Written exercise
Identify, in the records below, every line where the string "this" appears, and copy each such line.

## Begin

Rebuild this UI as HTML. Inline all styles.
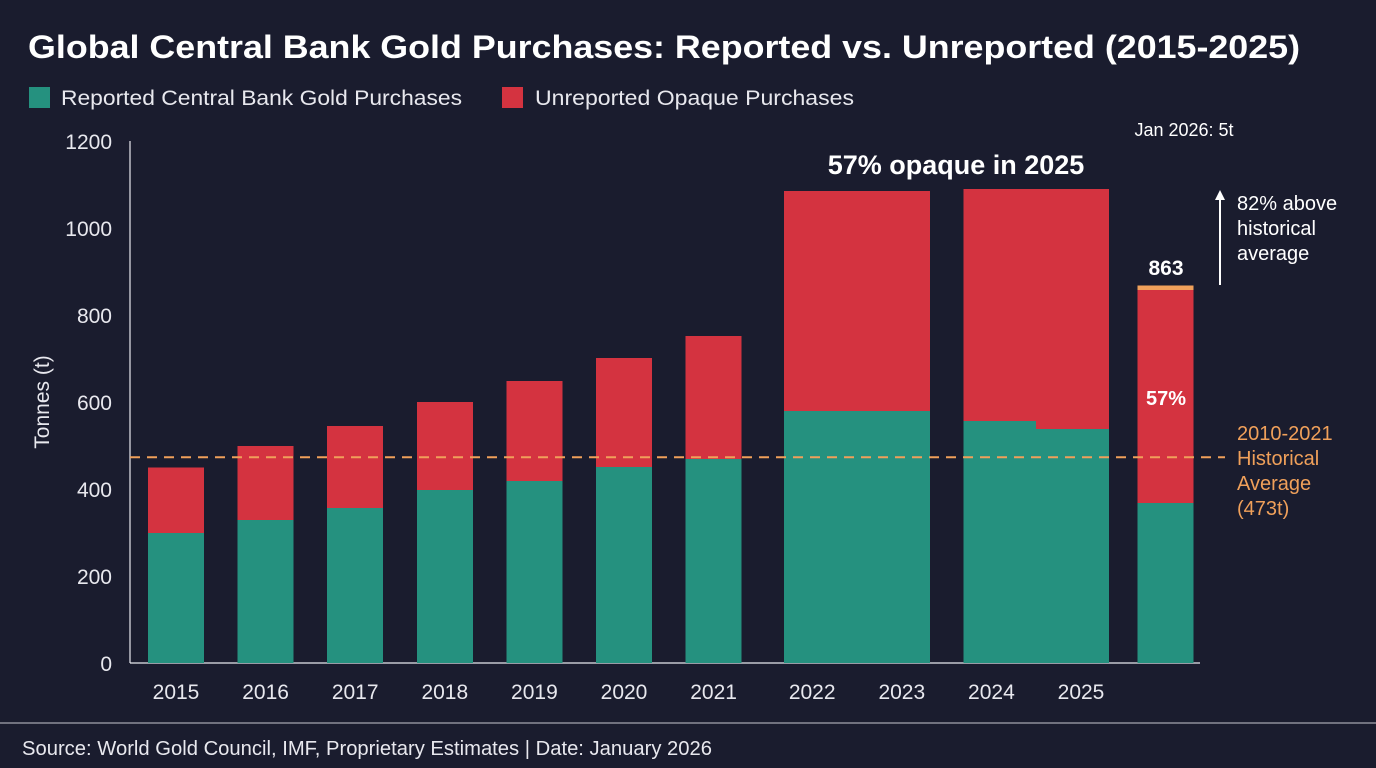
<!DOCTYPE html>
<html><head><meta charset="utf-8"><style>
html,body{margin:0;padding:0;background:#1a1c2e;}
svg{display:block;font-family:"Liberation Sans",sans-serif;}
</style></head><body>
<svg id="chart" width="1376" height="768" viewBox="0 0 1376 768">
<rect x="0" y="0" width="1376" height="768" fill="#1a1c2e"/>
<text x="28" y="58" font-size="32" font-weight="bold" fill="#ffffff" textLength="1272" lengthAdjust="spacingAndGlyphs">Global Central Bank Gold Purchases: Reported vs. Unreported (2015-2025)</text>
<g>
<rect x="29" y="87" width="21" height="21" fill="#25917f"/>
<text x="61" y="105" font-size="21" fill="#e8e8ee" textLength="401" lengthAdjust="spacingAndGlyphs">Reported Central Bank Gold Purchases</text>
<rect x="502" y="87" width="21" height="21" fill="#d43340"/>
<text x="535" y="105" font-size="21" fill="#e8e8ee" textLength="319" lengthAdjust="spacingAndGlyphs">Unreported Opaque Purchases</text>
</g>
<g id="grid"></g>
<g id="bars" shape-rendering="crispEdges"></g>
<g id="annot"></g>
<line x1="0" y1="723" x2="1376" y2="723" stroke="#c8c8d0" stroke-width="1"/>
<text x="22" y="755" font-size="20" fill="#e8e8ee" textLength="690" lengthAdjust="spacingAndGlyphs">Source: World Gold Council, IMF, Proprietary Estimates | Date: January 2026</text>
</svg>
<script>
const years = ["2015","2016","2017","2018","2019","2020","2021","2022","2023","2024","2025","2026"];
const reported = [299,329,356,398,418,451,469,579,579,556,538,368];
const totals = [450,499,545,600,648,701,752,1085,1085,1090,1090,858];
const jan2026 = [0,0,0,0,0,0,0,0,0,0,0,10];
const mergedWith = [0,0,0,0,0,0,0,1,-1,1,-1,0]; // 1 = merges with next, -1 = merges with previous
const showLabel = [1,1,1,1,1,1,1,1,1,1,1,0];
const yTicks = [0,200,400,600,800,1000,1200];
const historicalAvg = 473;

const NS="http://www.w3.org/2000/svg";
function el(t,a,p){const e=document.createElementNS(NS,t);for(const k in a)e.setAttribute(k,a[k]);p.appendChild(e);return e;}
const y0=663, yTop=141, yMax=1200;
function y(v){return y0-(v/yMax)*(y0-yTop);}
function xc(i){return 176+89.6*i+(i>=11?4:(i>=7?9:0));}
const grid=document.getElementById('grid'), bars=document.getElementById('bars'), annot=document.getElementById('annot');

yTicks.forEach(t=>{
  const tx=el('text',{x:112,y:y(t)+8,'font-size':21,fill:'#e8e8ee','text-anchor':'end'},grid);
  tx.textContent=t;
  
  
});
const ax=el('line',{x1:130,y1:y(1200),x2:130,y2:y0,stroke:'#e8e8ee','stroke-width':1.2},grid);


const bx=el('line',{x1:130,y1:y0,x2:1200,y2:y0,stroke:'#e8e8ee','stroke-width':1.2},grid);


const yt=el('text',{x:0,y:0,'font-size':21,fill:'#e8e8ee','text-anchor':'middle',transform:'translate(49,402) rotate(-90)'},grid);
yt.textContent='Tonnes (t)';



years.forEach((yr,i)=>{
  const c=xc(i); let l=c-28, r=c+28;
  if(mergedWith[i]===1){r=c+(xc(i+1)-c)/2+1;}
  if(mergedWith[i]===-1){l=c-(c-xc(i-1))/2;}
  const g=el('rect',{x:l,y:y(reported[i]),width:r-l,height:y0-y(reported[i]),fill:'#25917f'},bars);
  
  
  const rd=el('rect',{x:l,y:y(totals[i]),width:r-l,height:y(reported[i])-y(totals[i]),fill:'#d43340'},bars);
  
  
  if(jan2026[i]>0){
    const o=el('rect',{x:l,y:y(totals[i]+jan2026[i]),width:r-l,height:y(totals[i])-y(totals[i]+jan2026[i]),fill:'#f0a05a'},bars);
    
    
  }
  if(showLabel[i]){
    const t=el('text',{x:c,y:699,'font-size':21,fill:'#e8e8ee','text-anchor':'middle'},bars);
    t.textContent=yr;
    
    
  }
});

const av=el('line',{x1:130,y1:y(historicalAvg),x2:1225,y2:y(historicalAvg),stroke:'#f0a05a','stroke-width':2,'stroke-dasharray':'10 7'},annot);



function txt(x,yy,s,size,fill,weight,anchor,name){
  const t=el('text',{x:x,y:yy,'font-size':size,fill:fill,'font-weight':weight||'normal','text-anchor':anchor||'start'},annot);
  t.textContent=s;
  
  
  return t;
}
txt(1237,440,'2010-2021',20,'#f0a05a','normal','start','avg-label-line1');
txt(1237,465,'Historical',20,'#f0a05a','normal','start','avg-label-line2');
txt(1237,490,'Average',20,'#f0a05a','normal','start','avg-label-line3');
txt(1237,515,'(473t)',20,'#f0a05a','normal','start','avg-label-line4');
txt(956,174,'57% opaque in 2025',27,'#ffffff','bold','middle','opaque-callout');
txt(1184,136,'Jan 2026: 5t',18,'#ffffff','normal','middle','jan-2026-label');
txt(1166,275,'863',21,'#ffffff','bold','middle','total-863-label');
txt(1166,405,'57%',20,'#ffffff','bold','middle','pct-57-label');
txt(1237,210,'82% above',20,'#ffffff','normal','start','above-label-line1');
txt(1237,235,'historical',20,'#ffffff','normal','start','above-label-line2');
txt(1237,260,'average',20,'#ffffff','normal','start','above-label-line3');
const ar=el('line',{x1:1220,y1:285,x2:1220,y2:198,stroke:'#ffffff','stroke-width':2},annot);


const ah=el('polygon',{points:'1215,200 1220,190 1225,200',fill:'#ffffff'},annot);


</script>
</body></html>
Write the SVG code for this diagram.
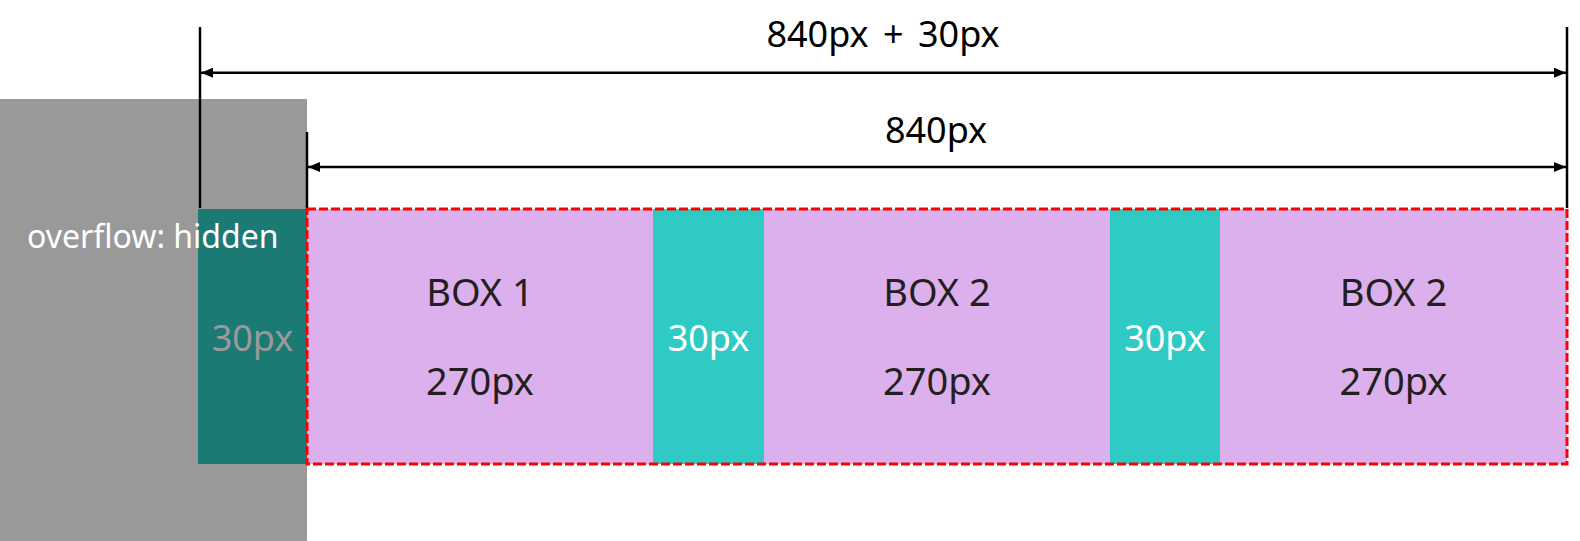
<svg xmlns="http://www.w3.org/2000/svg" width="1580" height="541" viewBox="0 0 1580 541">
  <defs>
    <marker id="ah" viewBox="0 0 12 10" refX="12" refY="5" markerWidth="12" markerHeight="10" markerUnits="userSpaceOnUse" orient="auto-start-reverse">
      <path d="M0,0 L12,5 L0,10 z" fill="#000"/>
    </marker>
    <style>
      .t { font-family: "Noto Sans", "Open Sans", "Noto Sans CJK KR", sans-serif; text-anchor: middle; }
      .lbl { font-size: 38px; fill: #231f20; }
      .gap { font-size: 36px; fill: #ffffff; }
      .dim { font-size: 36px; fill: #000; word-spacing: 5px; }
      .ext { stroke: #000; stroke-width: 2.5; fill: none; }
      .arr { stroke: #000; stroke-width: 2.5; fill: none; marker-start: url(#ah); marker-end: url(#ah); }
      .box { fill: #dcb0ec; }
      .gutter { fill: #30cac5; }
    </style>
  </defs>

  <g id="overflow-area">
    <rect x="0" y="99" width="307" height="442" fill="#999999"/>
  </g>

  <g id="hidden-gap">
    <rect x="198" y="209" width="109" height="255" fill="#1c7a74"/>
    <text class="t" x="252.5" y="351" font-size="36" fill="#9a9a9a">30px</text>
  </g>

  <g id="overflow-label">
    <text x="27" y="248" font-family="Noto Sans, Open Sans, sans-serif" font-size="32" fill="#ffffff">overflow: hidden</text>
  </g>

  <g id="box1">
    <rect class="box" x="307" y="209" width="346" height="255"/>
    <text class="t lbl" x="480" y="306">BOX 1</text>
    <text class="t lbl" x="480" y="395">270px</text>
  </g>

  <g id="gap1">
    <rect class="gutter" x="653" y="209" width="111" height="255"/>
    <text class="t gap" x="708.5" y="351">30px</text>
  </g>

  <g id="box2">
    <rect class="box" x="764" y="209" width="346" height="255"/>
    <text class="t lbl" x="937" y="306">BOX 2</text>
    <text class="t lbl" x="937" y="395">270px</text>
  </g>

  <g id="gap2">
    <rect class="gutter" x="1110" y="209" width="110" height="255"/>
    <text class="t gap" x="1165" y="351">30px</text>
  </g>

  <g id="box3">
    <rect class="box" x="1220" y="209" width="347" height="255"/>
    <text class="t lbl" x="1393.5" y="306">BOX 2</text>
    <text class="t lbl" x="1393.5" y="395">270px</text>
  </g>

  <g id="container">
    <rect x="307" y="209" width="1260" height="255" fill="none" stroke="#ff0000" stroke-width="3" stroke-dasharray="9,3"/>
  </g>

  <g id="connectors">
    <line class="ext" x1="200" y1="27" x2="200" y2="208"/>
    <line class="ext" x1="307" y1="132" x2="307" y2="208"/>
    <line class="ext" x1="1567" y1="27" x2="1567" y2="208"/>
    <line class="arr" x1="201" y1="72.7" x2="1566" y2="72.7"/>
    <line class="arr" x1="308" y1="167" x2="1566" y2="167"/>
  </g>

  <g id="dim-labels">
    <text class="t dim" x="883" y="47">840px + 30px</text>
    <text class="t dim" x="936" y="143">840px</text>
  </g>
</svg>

## End

Exercise answer
Rebuild this UI as HTML. Inline all styles.
Write the SVG code for this diagram.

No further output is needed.